Leaving out the pictures, retype all the material exactly.

--- Start Data shown ---

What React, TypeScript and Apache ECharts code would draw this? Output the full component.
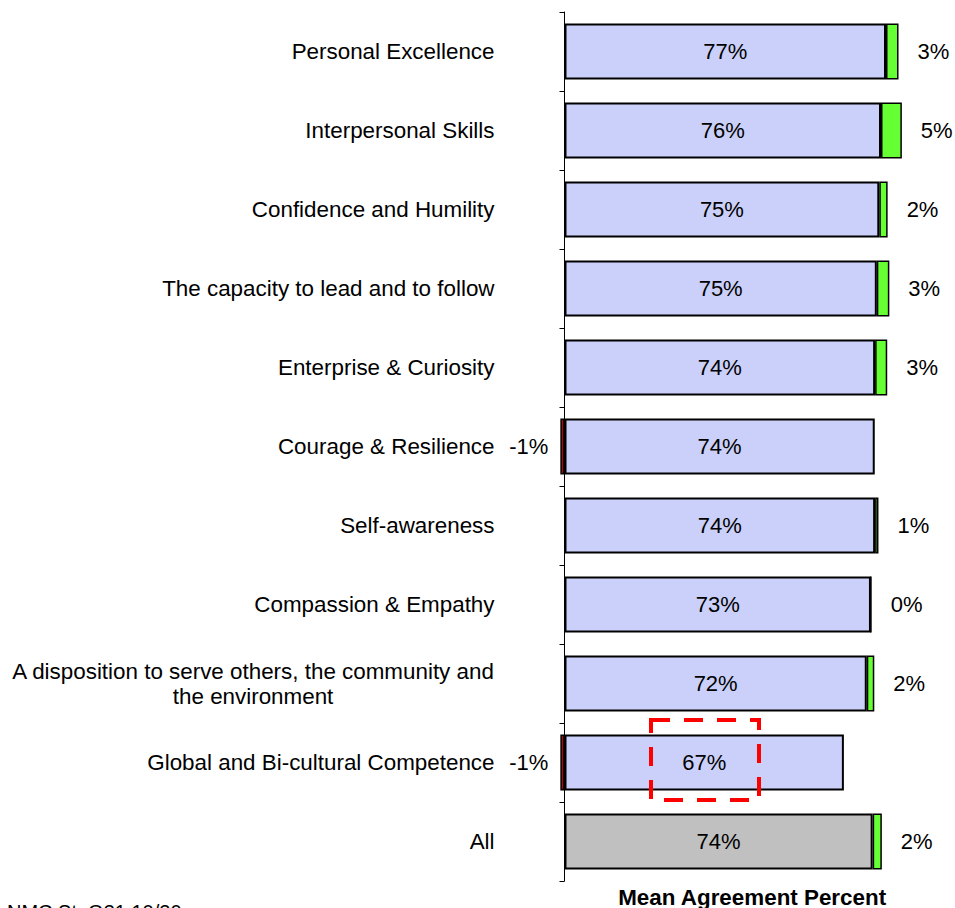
import React, { useEffect, useRef } from "react";
import * as echarts from "echarts";

const categories = [
  "Personal Excellence",
  "Interpersonal Skills",
  "Confidence and Humility",
  "The capacity to lead and to follow",
  "Enterprise & Curiosity",
  "Courage & Resilience",
  "Self-awareness",
  "Compassion & Empathy",
  "A disposition to serve others, the community and\nthe environment",
  "Global and Bi-cultural Competence",
  "All",
];
const meanPercent = [77.1, 75.9, 75.49, 74.9, 74.49, 74.4, 74.49, 73.49, 72.49, 67.0, 73.9];
const changePercent = [3.0, 5.0, 2.0, 3.0, 2.9, -1.0, 0.8, 0, 1.8, -1.0, 2.2];
const axisTitle = "Mean Agreement Percent";
const footnote = "NMC St. Q31 10/20";

const FONT = "'Liberation Sans', Arial, sans-serif";

export default function App() {
  const ref = useRef<HTMLDivElement>(null);
  useEffect(() => {
    document.body.style.margin = "0";
    const chart = echarts.init(ref.current!, undefined, { renderer: "svg" });
    const gridLeft = 564.5;
    const xMax = 90;
    const pxPerPct = 4.17;
    const gridRight = 955 - (gridLeft + xMax * pxPerPct);
    const lastIdx = categories.length - 1;
    chart.setOption({
      animation: false,
      grid: {
        left: gridLeft,
        right: gridRight,
        top: 12,
        bottom: 27,
        containLabel: false,
        outerBoundsMode: "none",
      },
      xAxis: {
        type: "value",
        min: 0,
        max: xMax,
        axisLine: { show: false },
        axisTick: { show: false },
        axisLabel: { show: false },
        splitLine: { show: false },
        name: axisTitle,
        nameLocation: "middle",
        nameGap: 5,
        nameTextStyle: { fontFamily: FONT, fontSize: 22.4, fontWeight: "bold", color: "#000", verticalAlign: "top" },
      },
      yAxis: {
        type: "category",
        inverse: true,
        data: categories,
        axisLine: { show: true, onZero: false, lineStyle: { color: "#000", width: 1 } },
        axisTick: { show: true, length: 5, lineStyle: { color: "#000" } },
        axisLabel: {
          margin: 70,
          fontFamily: FONT,
          fontSize: 22.4,
          color: "#000",
          formatter: (v: string) => v.split("\n").map((l) => `{c|${l}}`).join("\n"),
          rich: { c: { align: "center", fontFamily: FONT, fontSize: 22.4, lineHeight: 25, color: "#000" } },
        },
      },
      series: [
        {
          type: "bar",
          stack: "total",
          barWidth: 56,
          clip: false,
          data: meanPercent.map((v, i) => ({
            value: v,
            itemStyle: { color: i === lastIdx ? "#C0C0C0" : "#CAD0F9" },
          })),
          itemStyle: { borderColor: "#000", borderWidth: 2 },
          label: {
            show: true,
            position: "inside",
            fontFamily: FONT,
            fontSize: 22,
            color: "#000",
            formatter: (p: any) => `${Math.round(p.value)}%`,
          },
        },
        {
          type: "bar",
          stack: "total",
          barWidth: 56,
          clip: false,
          data: changePercent.map((v) => ({
            value: v,
            itemStyle: { color: v < 0 ? "#C00000" : "#66FF33" },
            label: v < 0 ? { position: "left", distance: 12 } : { position: "right", distance: 19 },
          })),
          itemStyle: { borderColor: "#000", borderWidth: 1.5 },
          label: {
            show: true,
            fontFamily: FONT,
            fontSize: 22,
            color: "#000",
            formatter: (p: any) => `${Math.round(p.value)}%`,
          },
        },
      ],
      graphic: [
        {
          type: "rect",
          shape: { x: 651, y: 720, width: 108, height: 80 },
          style: { fill: "none", stroke: "#FF0000", lineWidth: 4, lineDash: [19, 14] },
          z: 100,
        },
        {
          type: "text",
          x: 7,
          y: 902,
          style: { text: footnote, fontFamily: FONT, fontSize: 20, fill: "#000" },
        },
      ],
    });
    return () => chart.dispose();
  }, []);
  return <div ref={ref} style={{ position: "absolute", left: 0, top: 0, width: 955, height: 908 }} />;
}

--- End Data shown ---

**Output for this task:**
What React, TypeScript and Apache ECharts code would draw this? Output the full component.
import React, { useEffect, useRef } from "react";
import * as echarts from "echarts";

const categories = [
  "Personal Excellence",
  "Interpersonal Skills",
  "Confidence and Humility",
  "The capacity to lead and to follow",
  "Enterprise & Curiosity",
  "Courage & Resilience",
  "Self-awareness",
  "Compassion & Empathy",
  "A disposition to serve others, the community and\nthe environment",
  "Global and Bi-cultural Competence",
  "All",
];
const meanPercent = [77.1, 75.9, 75.49, 74.9, 74.49, 74.4, 74.49, 73.49, 72.49, 67.0, 73.9];
const changePercent = [3.0, 5.0, 2.0, 3.0, 2.9, -1.0, 0.8, 0, 1.8, -1.0, 2.2];
const axisTitle = "Mean Agreement Percent";
const footnote = "NMC St. Q31 10/20";

const FONT = "'Liberation Sans', Arial, sans-serif";

export default function App() {
  const ref = useRef<HTMLDivElement>(null);
  useEffect(() => {
    document.body.style.margin = "0";
    const chart = echarts.init(ref.current!, undefined, { renderer: "svg" });
    const gridLeft = 564.5;
    const xMax = 90;
    const pxPerPct = 4.17;
    const gridRight = 955 - (gridLeft + xMax * pxPerPct);
    const lastIdx = categories.length - 1;
    chart.setOption({
      animation: false,
      grid: {
        left: gridLeft,
        right: gridRight,
        top: 12,
        bottom: 27,
        containLabel: false,
        outerBoundsMode: "none",
      },
      xAxis: {
        type: "value",
        min: 0,
        max: xMax,
        axisLine: { show: false },
        axisTick: { show: false },
        axisLabel: { show: false },
        splitLine: { show: false },
        name: axisTitle,
        nameLocation: "middle",
        nameGap: 5,
        nameTextStyle: { fontFamily: FONT, fontSize: 22.4, fontWeight: "bold", color: "#000", verticalAlign: "top" },
      },
      yAxis: {
        type: "category",
        inverse: true,
        data: categories,
        axisLine: { show: true, onZero: false, lineStyle: { color: "#000", width: 1 } },
        axisTick: { show: true, length: 5, lineStyle: { color: "#000" } },
        axisLabel: {
          margin: 70,
          fontFamily: FONT,
          fontSize: 22.4,
          color: "#000",
          formatter: (v: string) => v.split("\n").map((l) => `{c|${l}}`).join("\n"),
          rich: { c: { align: "center", fontFamily: FONT, fontSize: 22.4, lineHeight: 25, color: "#000" } },
        },
      },
      series: [
        {
          type: "bar",
          stack: "total",
          barWidth: 56,
          clip: false,
          data: meanPercent.map((v, i) => ({
            value: v,
            itemStyle: { color: i === lastIdx ? "#C0C0C0" : "#CAD0F9" },
          })),
          itemStyle: { borderColor: "#000", borderWidth: 2 },
          label: {
            show: true,
            position: "inside",
            fontFamily: FONT,
            fontSize: 22,
            color: "#000",
            formatter: (p: any) => `${Math.round(p.value)}%`,
          },
        },
        {
          type: "bar",
          stack: "total",
          barWidth: 56,
          clip: false,
          data: changePercent.map((v) => ({
            value: v,
            itemStyle: { color: v < 0 ? "#C00000" : "#66FF33" },
            label: v < 0 ? { position: "left", distance: 12 } : { position: "right", distance: 19 },
          })),
          itemStyle: { borderColor: "#000", borderWidth: 1.5 },
          label: {
            show: true,
            fontFamily: FONT,
            fontSize: 22,
            color: "#000",
            formatter: (p: any) => `${Math.round(p.value)}%`,
          },
        },
      ],
      graphic: [
        {
          type: "rect",
          shape: { x: 651, y: 720, width: 108, height: 80 },
          style: { fill: "none", stroke: "#FF0000", lineWidth: 4, lineDash: [19, 14] },
          z: 100,
        },
        {
          type: "text",
          x: 7,
          y: 902,
          style: { text: footnote, fontFamily: FONT, fontSize: 20, fill: "#000" },
        },
      ],
    });
    return () => chart.dispose();
  }, []);
  return <div ref={ref} style={{ position: "absolute", left: 0, top: 0, width: 955, height: 908 }} />;
}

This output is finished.